▶ _Supplied records_
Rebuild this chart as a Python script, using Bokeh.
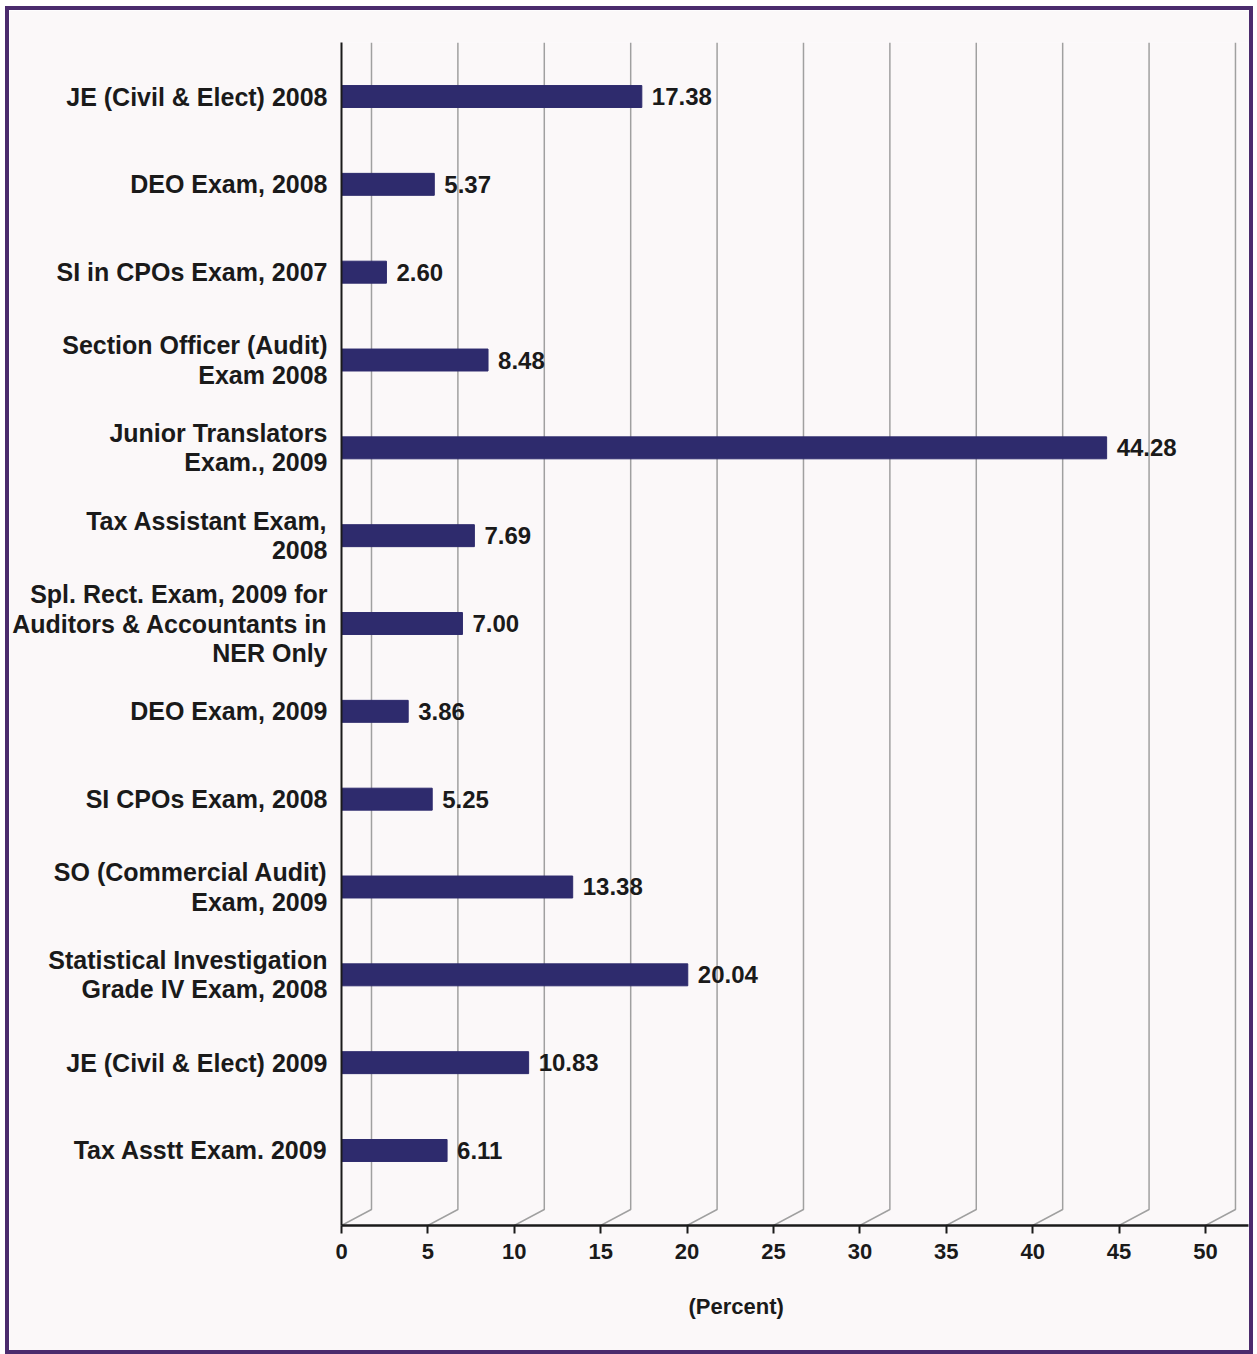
from bokeh.plotting import figure
from bokeh.models import Range1d, FixedTicker, ColumnDataSource, Title
from bokeh.core.properties import value
from bokeh.embed import file_html
from bokeh.resources import INLINE

categories = [
    "JE (Civil & Elect) 2008",
    "DEO Exam, 2008",
    "SI in CPOs Exam, 2007",
    "Section Officer (Audit)\nExam 2008",
    "Junior Translators\nExam., 2009",
    "Tax Assistant Exam,\n2008",
    "Spl. Rect. Exam, 2009 for\nAuditors & Accountants in\nNER Only",
    "DEO Exam, 2009",
    "SI CPOs Exam, 2008",
    "SO (Commercial Audit)\nExam, 2009",
    "Statistical Investigation\nGrade IV Exam, 2008",
    "JE (Civil & Elect) 2009",
    "Tax Asstt Exam. 2009",
]
values = [17.38, 5.37, 2.60, 8.48, 44.28, 7.69, 7.00, 3.86, 5.25, 13.38, 20.04, 10.83, 6.11]
x_ticks = [0, 5, 10, 15, 20, 25, 30, 35, 40, 45, 50]
x_title = "(Percent)"

FONT = "Liberation Sans"
BG = "#fbf8f9"
BAR = "#2e2b6d"
INK = "#1a1a1a"

n = len(categories)
ypos = list(range(n))
x_end = 52.49
y_bottom = 12.854
y_top = -0.615

p = figure(frame_width=907, frame_height=1183,
           x_range=Range1d(0, x_end), y_range=Range1d(y_bottom, y_top),
           output_backend="svg", toolbar_location=None,
           min_border_left=332, min_border_right=1, min_border_top=32, min_border_bottom=125,
           background_fill_color=BG, border_fill_color=BG, outline_line_color=None)
p.styles = {"border": "4px solid #4b2b6d", "margin": "6px 0 0 5px"}
p.xgrid.visible = False
p.ygrid.visible = False

# 3D-style back-wall gridlines
dx = 1.736
dy = 0.182
gx = [[t, t + dx, t + dx] for t in x_ticks]
gy = [[y_bottom, y_bottom - dy, y_top] for t in x_ticks]
p.multi_line(gx, gy, line_color="#a0a0a0", line_width=1.5)

src = ColumnDataSource(dict(y=ypos, v=values, lab=[f"{v:.2f}" for v in values]))
p.hbar(y="y", left=0, right="v", height=0.25, source=src, fill_color=BAR, line_color=BAR)
p.text(x="v", y="y", text="lab", source=src, x_offset=10, text_baseline="middle",
       text_font=value(FONT), text_font_style="bold", text_font_size="24px", text_color=INK)

# y axis
p.yaxis.ticker = FixedTicker(ticks=ypos)
p.yaxis.major_label_overrides = {i: c for i, c in zip(ypos, categories)}
p.yaxis.major_tick_line_color = None
p.yaxis.major_tick_out = 0
p.yaxis.major_tick_in = 0
p.yaxis.minor_tick_line_color = None
p.yaxis.major_label_standoff = 14
p.yaxis.major_label_text_font = FONT
p.yaxis.major_label_text_font_style = "bold"
p.yaxis.major_label_text_font_size = "25px"
p.yaxis.major_label_text_color = INK
p.yaxis.major_label_text_line_height = 1.04
p.yaxis.axis_line_color = INK
p.yaxis.axis_line_width = 2

# x axis
p.xaxis.ticker = FixedTicker(ticks=x_ticks)
p.xaxis.minor_tick_line_color = None
p.xaxis.major_tick_in = 0
p.xaxis.major_tick_out = 8
p.xaxis.major_tick_line_width = 2
p.xaxis.major_tick_line_color = INK
p.xaxis.axis_line_color = INK
p.xaxis.axis_line_width = 2.5
p.xaxis.major_label_standoff = 10
p.xaxis.major_label_text_font = FONT
p.xaxis.major_label_text_font_style = "bold"
p.xaxis.major_label_text_font_size = "22px"
p.xaxis.major_label_text_color = INK

p.add_layout(Title(text=x_title, align="left", offset=347, standoff=60,
                   text_font=FONT, text_font_style="bold", text_font_size="22px",
                   text_color=INK), "below")

open("out.html", "w").write(file_html(p, INLINE))
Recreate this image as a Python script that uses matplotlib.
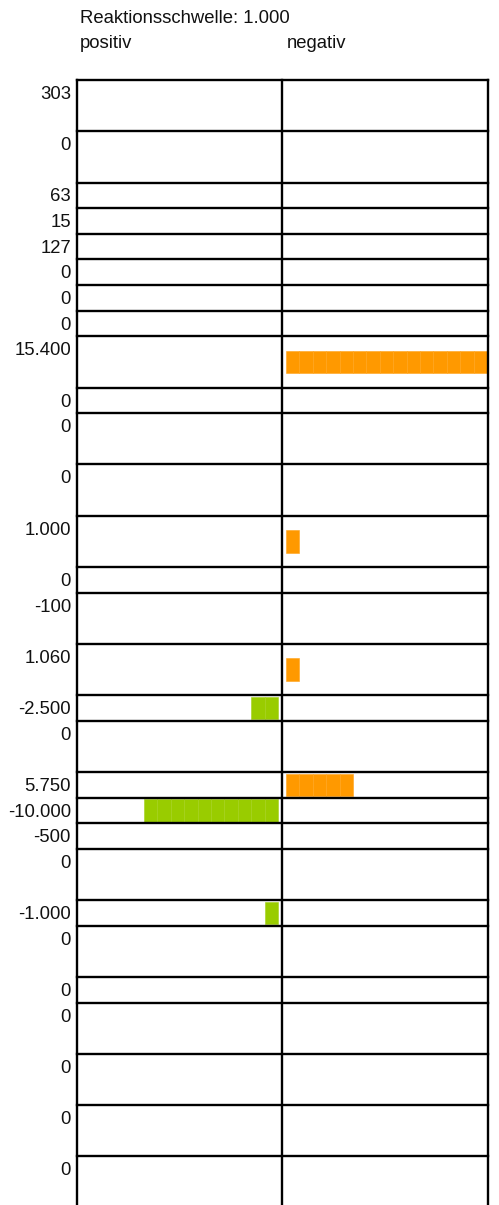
import matplotlib
matplotlib.use("Agg")
import matplotlib.pyplot as plt

plt.rcParams["font.family"] = ["Liberation Sans", "DejaVu Sans"]

# chart data
threshold = 1000
values = [303, 0, 63, 15, 127, 0, 0, 0, 15400, 0, 0, 0, 1000, 0, -100,
          1060, -2500, 0, 5750, -10000, -500, 0, -1000, 0, 0, 0, 0, 0, 0]
row_units = [2, 2, 1, 1, 1, 1, 1, 1, 2, 1, 2, 2, 2, 1, 2,
             2, 1, 2, 1, 1, 1, 2, 1, 2, 1, 2, 2, 2, 2]
header = "Reaktionsschwelle"
side_labels = ["positiv", "negativ"]


def de_format(v):
    return f"{v:,}".replace(",", ".")


W, H = 499, 1205
unit_px = 25.63
top_px = 80
left_px, mid_px, right_px = 77, 282, 488
block_w = 13.4
gap = 4
txt = "#111111"
lw = 1.7

fig = plt.figure(figsize=(W / 100, H / 100), dpi=100)
ax = fig.add_axes([left_px / W, 0, (right_px - left_px) / W, 1 - top_px / H])
ax.set_xlim(left_px - mid_px, right_px - mid_px)
ax.set_ylim((H - top_px) / unit_px, 0)
ax.axis("off")

tops = [0]
for u in row_units:
    tops.append(tops[-1] + u)

# grid lines
ax.hlines(tops, left_px - mid_px, right_px - mid_px, color="black",
          linewidth=lw, clip_on=False, capstyle="projecting", zorder=3)
ax.vlines([left_px - mid_px, 0, right_px - mid_px], 0, tops[-1], color="black",
          linewidth=lw, clip_on=False, capstyle="projecting", zorder=3)

# block bars: one block per threshold step
for v, t, u in zip(values, tops[:-1], row_units):
    ax.text(-(mid_px - left_px) - 6, t + 0.74, de_format(v), ha="right",
            va="baseline", fontsize=13.3, color=txt, clip_on=False)
    n = int(abs(v) // threshold)
    if n == 0:
        continue
    yc = t + u / 2
    if v > 0:
        lefts = [gap + k * block_w for k in range(n)]
        color, edge = "#ff9900", "#ffa31a"
    else:
        lefts = [-gap - (k + 1) * block_w for k in range(n)]
        color, edge = "#99cc00", "#a3d11a"
    ax.barh([yc] * n, block_w, left=lefts, height=0.88, color=color,
            edgecolor=edge, linewidth=0.4)

fig.text(80 / W, 1 - 23.3 / H, f"{header}: {de_format(threshold)}",
         fontsize=13.3, color=txt, va="baseline")
fig.text(80 / W, 1 - 48 / H, side_labels[0], fontsize=13.3, color=txt, va="baseline")
fig.text(287 / W, 1 - 48 / H, side_labels[1], fontsize=13.3, color=txt, va="baseline")

fig.savefig("out.png", dpi=100)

▶ _Instructions to follow_
In the records above, find the line containing "from bokeh.resources import INLINE" and output every line from the first through that one, exactly, omitting pictures.

▶ _Full answer_
Rebuild this chart as a Python script, using Bokeh.
from bokeh.plotting import figure
from bokeh.models import Range1d, FixedTicker, ColumnDataSource, Title
from bokeh.core.properties import value
from bokeh.embed import file_html
from bokeh.resources import INLINE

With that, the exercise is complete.